You never realize how many secrets your data pipeline holds until one goes missing. API keys, database passwords, tokens—sprinkled across configs like confetti at a security breach. That’s the moment engineers start asking how to link Airbyte and Bitwarden into a single, predictable system.
Airbyte moves data between sources and warehouses. Bitwarden manages secrets so people and systems don’t need to remember them. Combined, they solve one of the most common pipeline headaches: secret sprawl. Instead of stashing credentials in environment variables or flat files, you can sync them securely from Bitwarden and inject them into Airbyte at runtime.
The workflow is simple in concept but powerful in practice. Airbyte needs connection credentials for every source and destination—Postgres, Snowflake, BigQuery, you name it. Bitwarden holds those values under strict encryption, wrapped by your existing SSO policy.

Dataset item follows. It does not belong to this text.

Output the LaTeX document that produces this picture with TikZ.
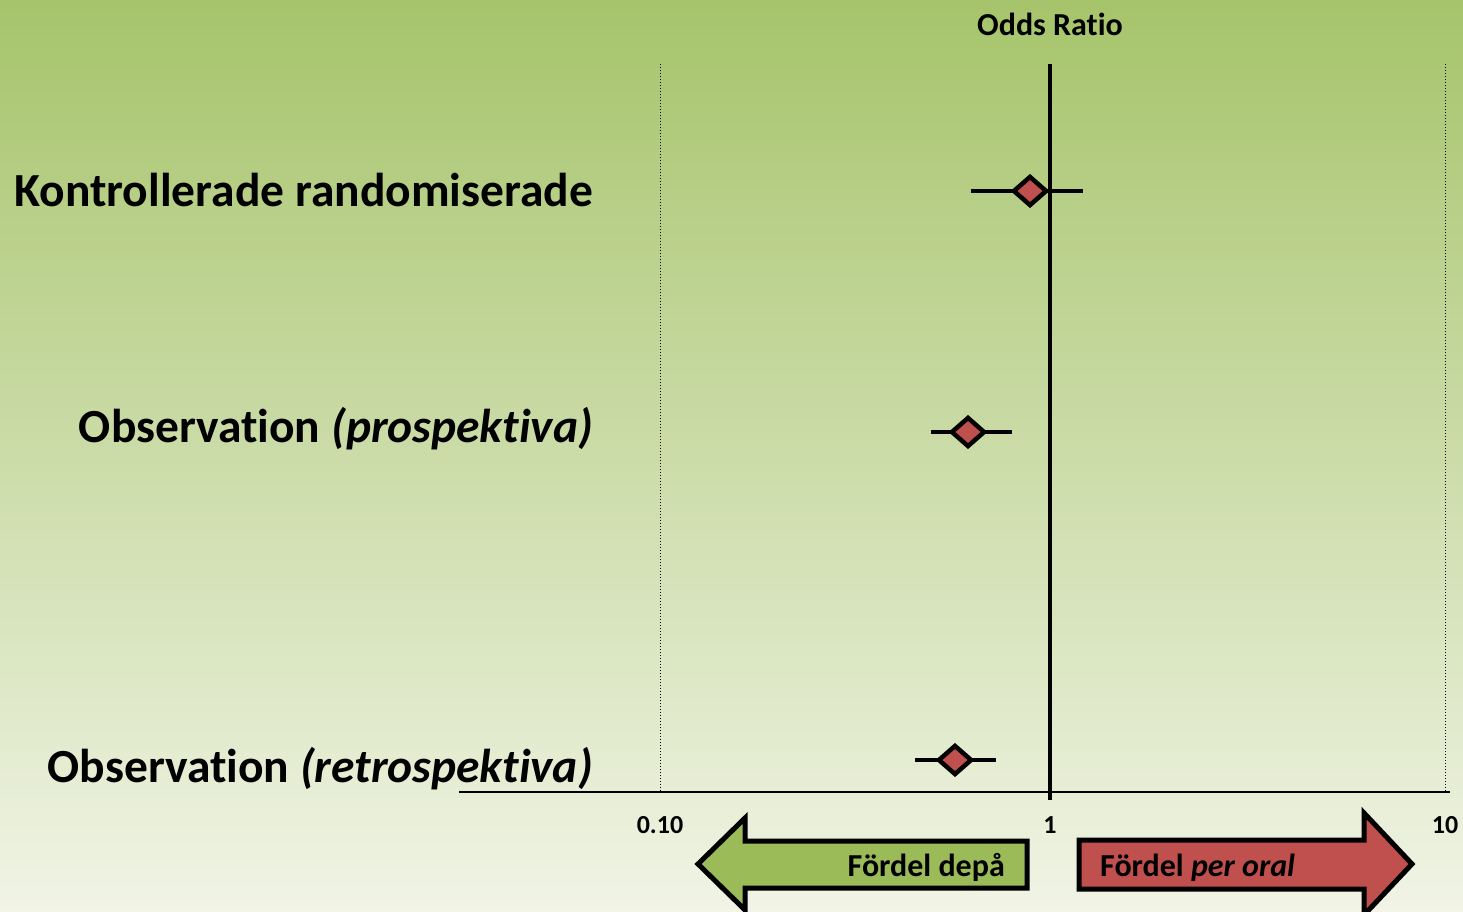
\documentclass[tikz,border=0pt]{standalone}
\usepackage{fontspec}
\setmainfont[Ligatures=NoCommon]{Carlito}
\usetikzlibrary{shapes.geometric}

\definecolor{bgtop}{RGB}{166,196,107}
\definecolor{bgbottom}{RGB}{241,244,230}
\definecolor{oddsred}{RGB}{192,80,77}
\definecolor{oddsgreen}{RGB}{155,187,89}

\tikzset{
    rowlabel/.style={anchor=base east, inner sep=0pt, font=\fontsize{47.5}{54}\selectfont\bfseries},
    ticklabel/.style={inner sep=0pt, font=\fontsize{26}{30}\selectfont\bfseries},
    estimate/.style={shape=diamond, draw, line width=4.5pt, fill=oddsred, inner sep=0pt,
        minimum width=34pt, minimum height=30pt},
    whisker/.style={line width=4.5pt},
    gridline/.style={line width=1pt, dash pattern=on 1pt off 2pt},
    favour/.style={draw, line width=5pt, line join=miter},
    favourtext/.style={inner sep=0pt, font=\fontsize{32}{36}\selectfont\bfseries},
}

\begin{document}
\begin{tikzpicture}[x=1pt, y=-1pt]
            % background
            \shade[top color=bgtop, bottom color=bgbottom] (0, 0) rectangle (1463, 912);
            \useasboundingbox (0, 0) rectangle (1463, 912);

            \node[font=\fontsize{32}{36}\selectfont\bfseries, inner sep=0pt] (title) at (1050, 24) {Odds Ratio};

            % axis and grid
            \coordinate (axisL) at (459, 792);
            \coordinate (axisR) at (1450, 792);
            \coordinate (lowtop) at (660, 64);
            \coordinate (lowbot) at (660, 792);
            \coordinate (hightop) at (1445, 64);
            \coordinate (highbot) at (1445, 792);
            \coordinate (onetop) at (1050, 64);
            \coordinate (onebot) at (1050, 800);
            \draw[gridline] (lowtop) -- (lowbot);
            \draw[gridline] (hightop) -- (highbot);
            \draw[line width=2pt] (axisL) -- (axisR);

            \node[ticklabel] (tlow) at (660, 825) {0.10};
            \node[ticklabel] (tone) at (1050, 825) {1};
            \node[ticklabel] (thigh) at (1445, 825) {10};

            % rows
            \node[rowlabel] (rct) at (593, 207) {Kontrollerade randomiserade};
            \node[rowlabel] (prosp) at (593, 442) {Observation \textit{(prospektiva)}};
            \node[rowlabel] (retro) at (593, 782) {Observation \textit{(retrospektiva)}};

            \coordinate (rctL) at (971, 191);
            \coordinate (rctR) at (1083, 191);
            \coordinate (prospL) at (931, 432);
            \coordinate (prospR) at (1012, 432);
            \coordinate (retroL) at (915, 760);
            \coordinate (retroR) at (996, 760);
            \draw[whisker] (rctL) -- (rctR);
            \draw[whisker] (prospL) -- (prospR);
            \draw[whisker] (retroL) -- (retroR);
            \node[estimate] (rctOR) at (1030, 191) {};
            \node[estimate] (prospOR) at (968, 432) {};
            \node[estimate] (retroOR) at (955, 760) {};

            \draw[line width=4.5pt] (onetop) -- (onebot);

            % favour arrows
            \draw[favour, fill=oddsgreen] (698, 864) -- (745, 818) -- (745, 841) -- (1027, 841)
                -- (1027, 888) -- (745, 888) -- (745, 910) -- cycle;
            \node[favourtext, anchor=base east] (depot) at (1005, 876) {Fördel depå};

            \draw[favour, fill=oddsred] (1079, 840) -- (1364, 840) -- (1364, 813) -- (1412, 864)
                -- (1364, 915) -- (1364, 889) -- (1079, 889) -- cycle;
            \node[favourtext, anchor=base west] (oral) at (1100, 876) {Fördel \textit{per oral}};
        \end{tikzpicture}
\end{document}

Airbyte reads them through automation or API, not human memory. The result: repeatable, auditable access that doesn’t depend on tribal knowledge.
To connect these two worlds, start by identifying secrets stored in Bitwarden and mapping them to Airbyte connection parameters. Use standard APIs or reference integrations that support secret injection. Your Airbyte connectors then pull live values during execution, ensuring tokens stay fresh without manual updates. If you rotate secrets in Bitwarden, Airbyte automatically picks up the change. That’s secret hygiene on autopilot.
A few best practices help keep this tight. Limit secret scope by workspace. Use RBAC rules from your identity provider, like Okta or Azure AD. Rotate credentials frequently and tie rotation events into your CI/CD logs for traceability. If your team uses AWS IAM roles or OIDC tokens, store only refresh tokens in Bitwarden to reduce exposure.